More radically, however, last year the Labour Party published an Alternative Models of Ownership document which outlined a series of measures designed to shift the balance of economic power away from business and towards worker’s and their communities. These include the establishment of producer-consumer cooperatives, where decisions on what is to be produced, and how, are taken; Municipal, local-level ownership ranging from community shops to social enterprises, where profits are reinvested for community needs; and large scale nationalisation – of industries such as rail, the utilities and the postal service. All of these would be backed up by finance provided by the state, the Bank of England, other banks and the private sector.

Labour’s industrial strategy is based on the assumption that sections of the business community will support it. Contemporary circumstances provide it with a unique opportunity to offer the business community a quid pro quo.

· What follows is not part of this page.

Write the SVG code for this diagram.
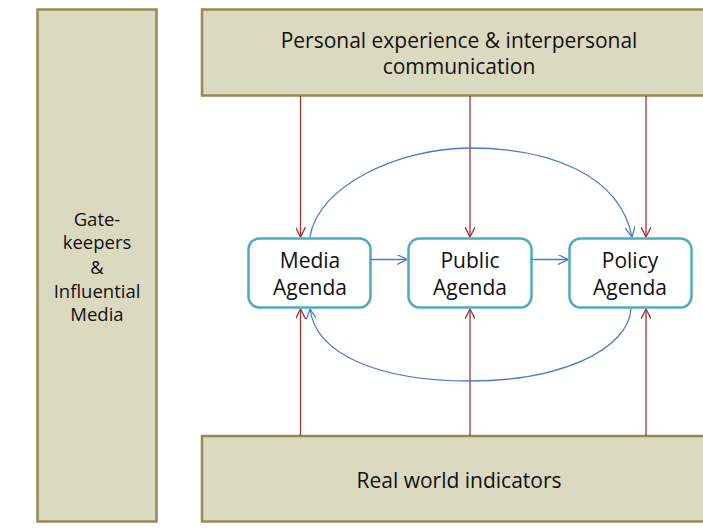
<svg xmlns="http://www.w3.org/2000/svg" width="703" height="530" viewBox="0 0 703 530">
<style>
.band{fill:#DBD9C0;stroke:#948A54;stroke-width:2.5}
.node{fill:#FFFFFF;stroke:#4BACC6;stroke-width:2.5}
text{font-family:"Open Sans","Liberation Sans",sans-serif;font-size:21px;fill:#111111;text-anchor:middle}
.side{font-size:18.5px}
.red{stroke:#A8322D;stroke-width:1.3;fill:none}
.blue{stroke:#4A7DC8;stroke-width:1.3;fill:none}
</style>
<defs>
<marker id="ar" viewBox="0 0 10 10" refX="10" refY="5" markerWidth="10" markerHeight="10" markerUnits="userSpaceOnUse" orient="auto">
<path d="M0,0 L10,5 L0,10" fill="none" stroke="#A8322D" stroke-width="1.3"/>
</marker>
<marker id="ab" viewBox="0 0 10 10" refX="10" refY="5" markerWidth="10" markerHeight="10" markerUnits="userSpaceOnUse" orient="auto">
<path d="M0,0 L10,5 L0,10" fill="none" stroke="#4A7DC8" stroke-width="1.3"/>
</marker>
</defs>
<rect width="703" height="530" fill="#FFFFFF"/>
<g id="gatekeepers">
<rect class="band" x="37.5" y="9.5" width="119" height="512"/>
<text class="side" x="97" y="226">Gate-</text>
<text class="side" x="97" y="249">keepers</text>
<text class="side" x="97" y="274">&amp;</text>
<text class="side" x="97" y="298">Influential</text>
<text class="side" x="97" y="321">Media</text>
</g>
<g id="personal">
<rect class="band" x="202" y="9.5" width="510" height="86"/>
<text x="459" y="48">Personal experience &amp; interpersonal</text>
<text x="459" y="74">communication</text>
</g>
<g id="realworld">
<rect class="band" x="202" y="436" width="510" height="85.5"/>
<text x="459" y="488">Real world indicators</text>
</g>
<g id="media">
<rect class="node" x="248.5" y="238.5" width="122" height="69" rx="11"/>
<text x="310" y="268">Media</text>
<text x="310" y="295">Agenda</text>
</g>
<g id="public">
<rect class="node" x="408.5" y="238.5" width="123" height="69" rx="11"/>
<text x="470" y="268">Public</text>
<text x="470" y="295">Agenda</text>
</g>
<g id="policy">
<rect class="node" x="569.5" y="238.5" width="122" height="69" rx="11"/>
<text x="630" y="268">Policy</text>
<text x="630" y="295">Agenda</text>
</g>
<g id="connectors">
<line class="red" x1="300.5" y1="96" x2="300.5" y2="237" marker-end="url(#ar)"/>
<line class="red" x1="470" y1="96" x2="470" y2="237" marker-end="url(#ar)"/>
<line class="red" x1="646" y1="96" x2="646" y2="237" marker-end="url(#ar)"/>
<line class="red" x1="300.5" y1="436" x2="300.5" y2="309" marker-end="url(#ar)"/>
<line class="red" x1="470" y1="436" x2="470" y2="309" marker-end="url(#ar)"/>
<line class="red" x1="646" y1="436" x2="646" y2="309" marker-end="url(#ar)"/>
<line class="blue" x1="371" y1="259.5" x2="407" y2="259.5" marker-end="url(#ab)"/>
<line class="blue" x1="532" y1="259.5" x2="568" y2="259.5" marker-end="url(#ab)"/>
<path class="blue" d="M310,237 C318,185 400,148 470,148 C550,148 620,175 632,237" marker-end="url(#ab)"/>
<path class="blue" d="M631,309 C628,350 560,381 470,381 C380,381 316,355 310,309" marker-end="url(#ab)"/>
</g>
</svg>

On the one hand Labour could aim to stop Brexit altogether, or if it does support it, to implement one that is least damaging to the economy. It also offers a coherent strategy to generate a productivity-boosting industrial transformation, from which much profit-making opportunities will arise for the business community. On the other hand, the price for this for business will be the handing over of some power and wealth to workers.

Whether or not Labour can achieve this depends on its mastery of the political moment, its ability to mobilise its base, and its capacity to convince sections of the business community that it can manage the British economy better than the Tories. That senior members of the Tory party have proclaimed a ‘fuck business’ approach underlines the uniqueness of this political moment.